(Plotting code records)
──────────
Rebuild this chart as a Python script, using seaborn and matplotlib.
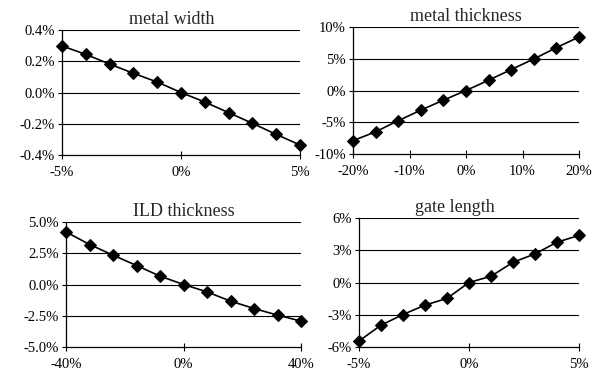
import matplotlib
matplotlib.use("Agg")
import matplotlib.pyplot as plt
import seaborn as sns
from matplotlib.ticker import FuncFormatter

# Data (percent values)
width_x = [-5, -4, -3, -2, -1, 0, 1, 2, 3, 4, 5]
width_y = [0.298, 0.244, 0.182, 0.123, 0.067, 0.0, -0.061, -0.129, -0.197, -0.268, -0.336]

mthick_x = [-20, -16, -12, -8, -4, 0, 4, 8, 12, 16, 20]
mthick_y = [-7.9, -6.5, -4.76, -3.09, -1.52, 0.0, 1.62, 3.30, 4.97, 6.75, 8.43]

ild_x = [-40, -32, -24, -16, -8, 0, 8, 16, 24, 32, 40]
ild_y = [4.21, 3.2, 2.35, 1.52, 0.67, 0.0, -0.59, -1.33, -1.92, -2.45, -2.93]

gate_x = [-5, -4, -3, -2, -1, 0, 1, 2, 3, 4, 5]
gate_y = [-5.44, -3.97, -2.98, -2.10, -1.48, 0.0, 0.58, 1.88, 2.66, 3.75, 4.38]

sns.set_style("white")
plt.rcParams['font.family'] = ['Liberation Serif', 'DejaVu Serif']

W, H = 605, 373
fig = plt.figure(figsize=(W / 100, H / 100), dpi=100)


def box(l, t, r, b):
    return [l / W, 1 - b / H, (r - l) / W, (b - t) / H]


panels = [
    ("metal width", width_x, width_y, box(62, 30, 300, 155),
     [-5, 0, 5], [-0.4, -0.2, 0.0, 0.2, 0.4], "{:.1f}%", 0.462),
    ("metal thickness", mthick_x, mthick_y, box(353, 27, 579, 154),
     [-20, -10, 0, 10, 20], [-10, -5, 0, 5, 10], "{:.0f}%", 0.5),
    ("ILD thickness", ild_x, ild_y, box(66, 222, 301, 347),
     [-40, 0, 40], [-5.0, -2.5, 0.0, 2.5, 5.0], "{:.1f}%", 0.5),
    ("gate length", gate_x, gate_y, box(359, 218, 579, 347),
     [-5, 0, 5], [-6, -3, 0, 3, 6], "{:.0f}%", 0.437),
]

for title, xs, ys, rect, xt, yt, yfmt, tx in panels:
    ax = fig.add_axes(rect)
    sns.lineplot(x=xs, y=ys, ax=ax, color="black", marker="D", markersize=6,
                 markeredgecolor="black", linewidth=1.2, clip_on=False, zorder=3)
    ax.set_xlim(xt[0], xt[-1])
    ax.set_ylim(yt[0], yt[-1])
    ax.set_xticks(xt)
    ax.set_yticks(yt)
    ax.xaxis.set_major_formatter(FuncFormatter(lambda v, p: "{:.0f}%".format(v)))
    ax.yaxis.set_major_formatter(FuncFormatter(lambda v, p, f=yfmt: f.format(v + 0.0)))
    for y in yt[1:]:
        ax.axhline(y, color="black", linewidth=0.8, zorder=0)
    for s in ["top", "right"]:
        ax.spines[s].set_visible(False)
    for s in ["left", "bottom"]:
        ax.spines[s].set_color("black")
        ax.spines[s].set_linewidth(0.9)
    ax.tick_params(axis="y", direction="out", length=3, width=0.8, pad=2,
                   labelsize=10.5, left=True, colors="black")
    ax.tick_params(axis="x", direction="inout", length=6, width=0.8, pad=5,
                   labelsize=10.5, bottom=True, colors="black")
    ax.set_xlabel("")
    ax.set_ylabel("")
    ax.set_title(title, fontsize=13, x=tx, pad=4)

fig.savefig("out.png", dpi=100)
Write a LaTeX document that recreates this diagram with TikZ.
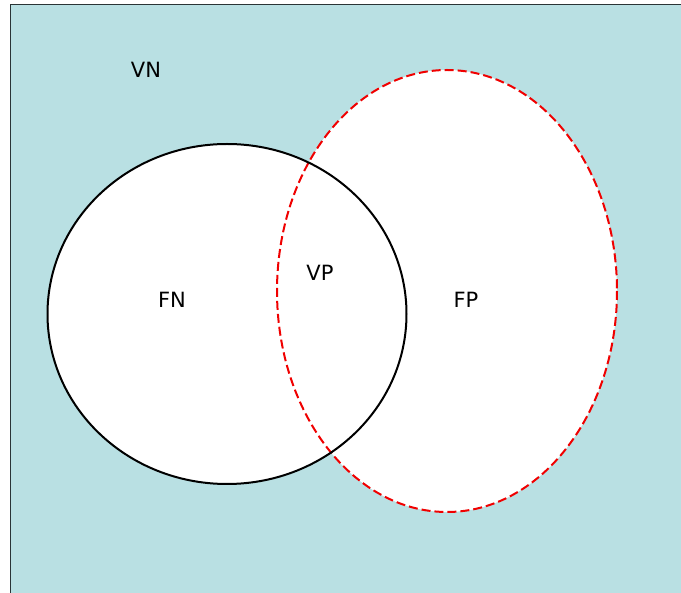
──────────
_GIVEN REQUEST_
Extract every line above that contains the word "this".

_THE RESPONSE_
Rebuild this chart as a Python script, using seaborn and matplotlib.
Write a LaTeX document that recreates this diagram with TikZ.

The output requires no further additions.